Haman Rode Through Susa and One Man Would Not Bow
Haman had the king's ring, a signed decree, and ten sons. Every person in the empire bowed when he passed. Except the man at the gate.
Table of Contents
Everything He Had
Take the measure of what Haman had accumulated. He had the king's ring, which was the king's authority made portable and transferable. He had a decree stamped and distributed to every province of the Persian Empire, carrying a death date and his own signature. He had ten sons, a wife from the family of the Persian satrap Tattenai, and wealth stacked so high he had begun wearing a representation of his own treasure chamber on his chest as a pendant. When his horse moved through the streets of Susa, every person it passed bowed down.
He had everything.
Except one thing.
The Man at the Gate
Mordecai sat at the palace gate and did not bow. Did not kneel. Did not incline his head. And according to the full tradition, he did something even more pointed: he pointed to his own knee, where a bill of sale was written. During a year of famine, Haman had come to Mordecai starving, and Mordecai had fed him. In exchange, Haman had signed himself over as servant. The debt was documented. The document was on Mordecai's body.

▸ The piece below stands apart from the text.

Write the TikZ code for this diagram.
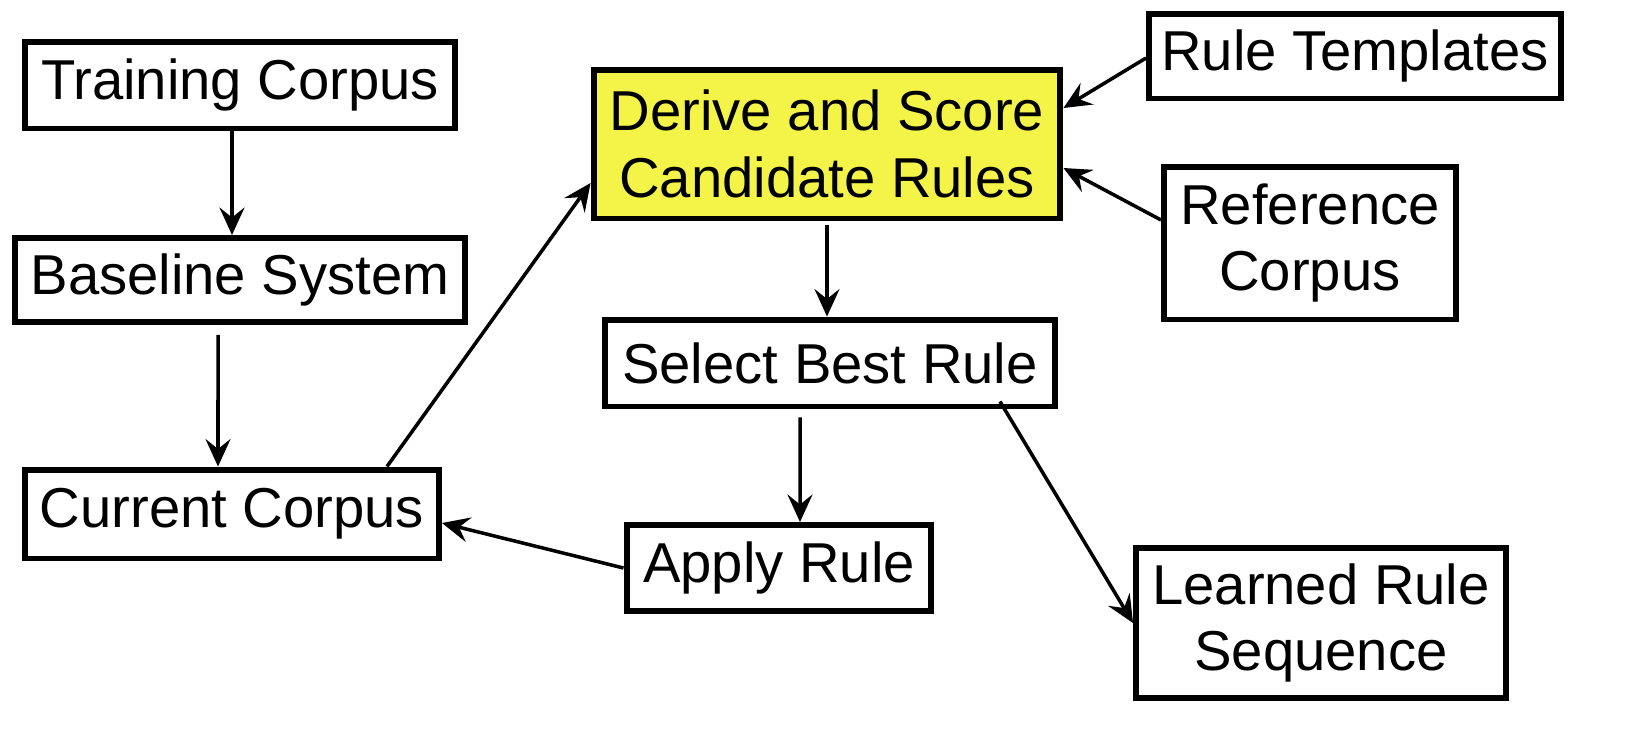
\documentclass[tikz,border=0pt]{standalone}
\usepackage{fontspec}
\setmainfont{Liberation Sans}
\usetikzlibrary{calc}
\usetikzlibrary{arrows.meta}

\definecolor{boxyellow}{RGB}{244,244,72}
\tikzset{
  box/.style = {draw, line width=3.4pt, fill=white, align=center, inner sep=0pt,
                font=\fontsize{32}{38}\selectfont},
  arr/.style = {line width=2pt, -{Stealth[length=0.55cm, width=0.5cm, inset=0.2cm]}}
}

\begin{document}
\begin{tikzpicture}[x=0.02cm, y=-0.02cm]
    \useasboundingbox (0,0) rectangle (1642,735);
    % left column
    \node[box, minimum width=8.6cm, minimum height=1.74cm] (train) at (240,85) {Training Corpus};
    \node[box, minimum width=9.0cm, minimum height=1.68cm] (base) at (240,280) {Baseline System};
    \node[box, minimum width=8.28cm, minimum height=1.78cm] (cur) at (232,514) {Current Corpus};
    % middle column
    \node[box, fill=boxyellow, minimum width=9.34cm, minimum height=2.98cm] (der) at (827,144) {Derive and Score\\Candidate Rules};
    \node[box, minimum width=9.0cm, minimum height=1.74cm] (sel) at (830,363) {Select Best Rule};
    \node[box, minimum width=6.1cm, minimum height=1.72cm] (app) at (779,568) {Apply Rule};
    % right column
    \node[box, minimum width=8.24cm, minimum height=1.7cm] (tmpl) at (1355,56) {Rule Templates};
    \node[box, minimum width=5.84cm, minimum height=3.06cm] (ref) at (1310,243) {Reference\\Corpus};
    \node[box, minimum width=7.4cm, minimum height=3.0cm] (lrs) at (1321,623) {Learned Rule\\Sequence};

    \draw[arr] ([xshift=-0.16cm]train.south) -- ([xshift=-0.16cm]base.north);
    \draw[arr] ([xshift=-0.44cm, yshift=-0.2cm]base.south) -- ([xshift=-0.28cm]cur.north);
    \draw[arr] ([xshift=3.1cm]cur.north) -- ([yshift=-0.78cm]der.west);
    \draw[arr] ([yshift=-0.08cm]der.south) -- (der.south |- sel.north);
    \draw[arr] ([yshift=-0.04cm]tmpl.west) -- ([yshift=0.72cm]der.east);
    \draw[arr] ([yshift=0.46cm]ref.west) -- ([yshift=-0.48cm]der.east);
    \draw[arr] ([xshift=-0.6cm, yshift=-0.16cm]sel.south) -- ([xshift=0.42cm]app.north);
    \draw[arr] ([xshift=3.4cm, yshift=0.16cm]sel.south) -- (lrs.west);
    \draw[arr] (app.west) -- ([yshift=-0.18cm]cur.east);
\end{tikzpicture}
\end{document}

Now this man, who had once depended on Mordecai's charity to survive a lean year, who had sold himself to eat, demanded that the man who had fed him prostrate himself in the street. And Mordecai sat and did not bow.
What the Fury Required
A proportionate response would have been an arrest warrant. Have Mordecai brought up on a charge, deal with him quietly, move on. But Haman was not capable of proportion by this point. The wound was too specific. He had been humiliated by a man who had once owned him, in public, repeatedly, in front of the court. A targeted execution would not satisfy what he felt. He needed something large enough to match the size of the affront, which is the mechanical explanation for how one man's refusal to bow in a marketplace became a plan to kill every Jew in the Persian Empire.
He went home to consult his wife and his 365 counselors. Zeresh was not home. She was visiting, the tradition notes with dry precision, paramours of her own. Haman sent for her. When she and the counselors assembled, he put the question to them. None of the 365 advisers came up with anything useful. It was his wife who told him what he wanted to hear, and what she told him was the gallows.
What He Said to the King
Esther Rabbah preserves the speech Haman delivered to Ahasuerus. There is one people, scattered and dispersed across all the provinces of the kingdom, whose laws are different from every other people's laws, and who do not keep the king's laws. It is not worth tolerating them. The midrash reads the Hebrew of Haman's opening word, yeshno, as a hidden accusation: the God of this people is asleep, yashen, for them. God has abandoned His people and they are now yours to destroy.
God's response to this, the midrash records, was immediate and private: there is no sleep before Me. The guardian of Israel neither slumbers nor sleeps. By your life, I will awaken from sleep against that man and eliminate him.